I’ve admitted before that my Black Panther knowledge was pretty entry level before the film was announced but since then, I’ve read everything I can find on T’Challa and his nation state of Wakanda, the most technically advanced nation in all of Marvel comics due to its large resources of vibranium, the mystical metal that Captain America’s shield is made from. I repeat, an African nation is a technological powerhouse. That means not only will many of the black characters in this film get to be badass, they will also be brilliant. When Ross calls Wakanda “third world,” it feels like a nod to the stereotypes often placed on all African countries. Also, it’s an important to note that Wakanda is a mystery to anyone outside of it and that the Third World classification is a deliberate cover so that the country can remain sequestered and unapologetically black. Oh yeah, don’t let the white guys fool you, this movie is super black.

This is the film that promised to be “90 per cent African or African American,” and the rest of the trailer delivers on that promise. 30 seconds in, we finally get to see Wakanda in all of its colourful, waterfall-flowing glory. Shout out to Coogler, cinematographer Rachel Morrison and costume designer Ruth E. Carter for the breathtaking visuals of Wakanda. It looks perfect.
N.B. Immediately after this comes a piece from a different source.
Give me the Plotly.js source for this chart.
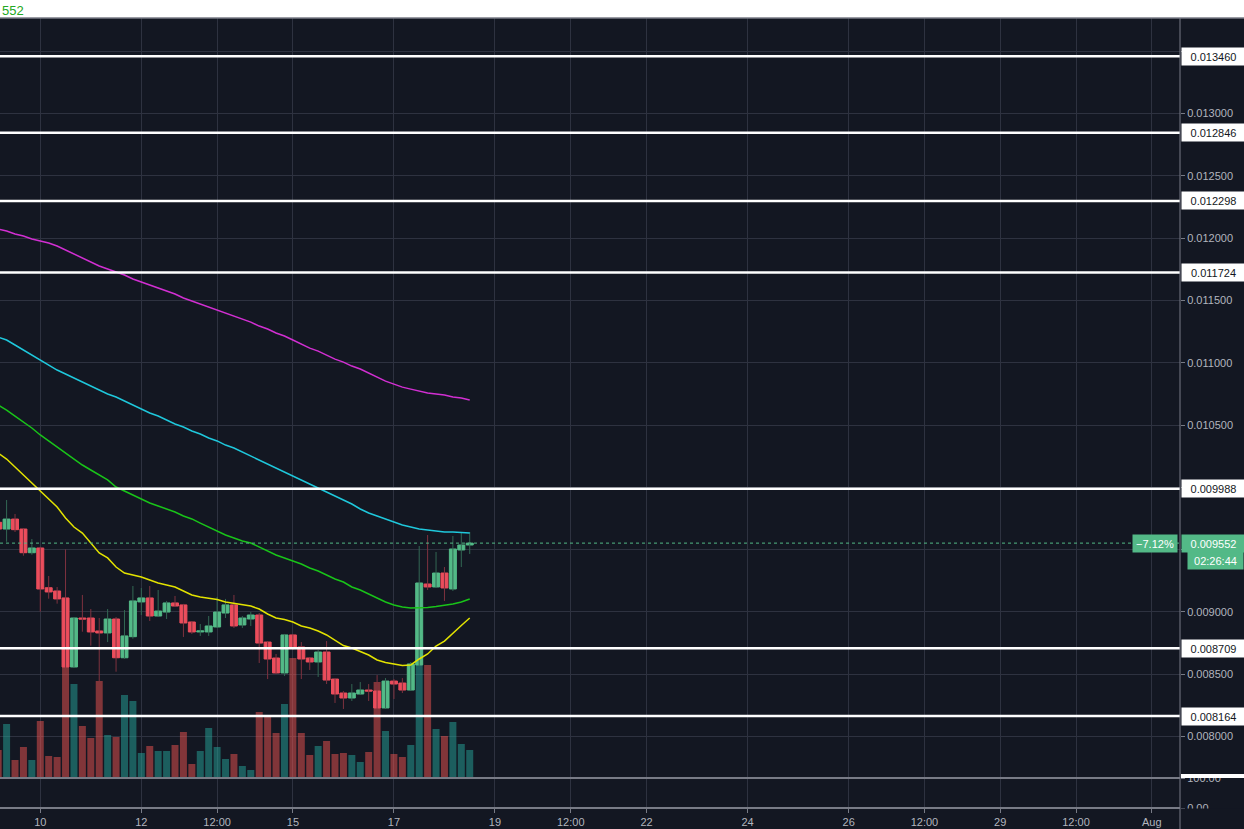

Here’s what we know about what’s happening in Wakanda when Black Panther commences: King T’Chaka was killed, leaving his son T’Challa, to rule the nation. Based on the trailer’s voiceover, a running theme of the story will be T’Challa’s ability to lead. Can he be a “good man with a good heart” and a king? A superhero is only as compelling as his or her internal conflicts and T’Challa’s are complex and fascinating.

We can’t have a hero without a villain. Enter Michael Bae Jordan, the reason for trailer scream #2. Am I going to be distracted by his handsome the entire movie? Probably. MBJ is playing Erik Killmonger (lol), a Wakandan exile who wants to take down T’Challa and all of the country’s elite. To do that, he’ll have to go through an all-female legion of bodyguards called the Dora Milaje, headed by Danai Gurira’s Okoye. She. Looks. So. Freaking. Flawless. Lupita Nyong’o, who did not get enough screen time at all in this teaser plays Nakia, another member of the Dora Milaje and T’Challa’s rumoured love interest. They better make out multiple times. Also, can we have a Dora Milaje spin-off movie ASAP? I don’t really have the words to express how it feels to see so many black women in this film playing soldiers and scientists and all-around badasses. I’m going to cry again.

I could go through all of the other epic star sightings in this teaser but we don’t have all day (no disrespect to Angela Bassett and Forest Whitaker).

The only thing I didn’t like about this trailer is that we’re still 7 months and 3 days away from Black Panther’s release date.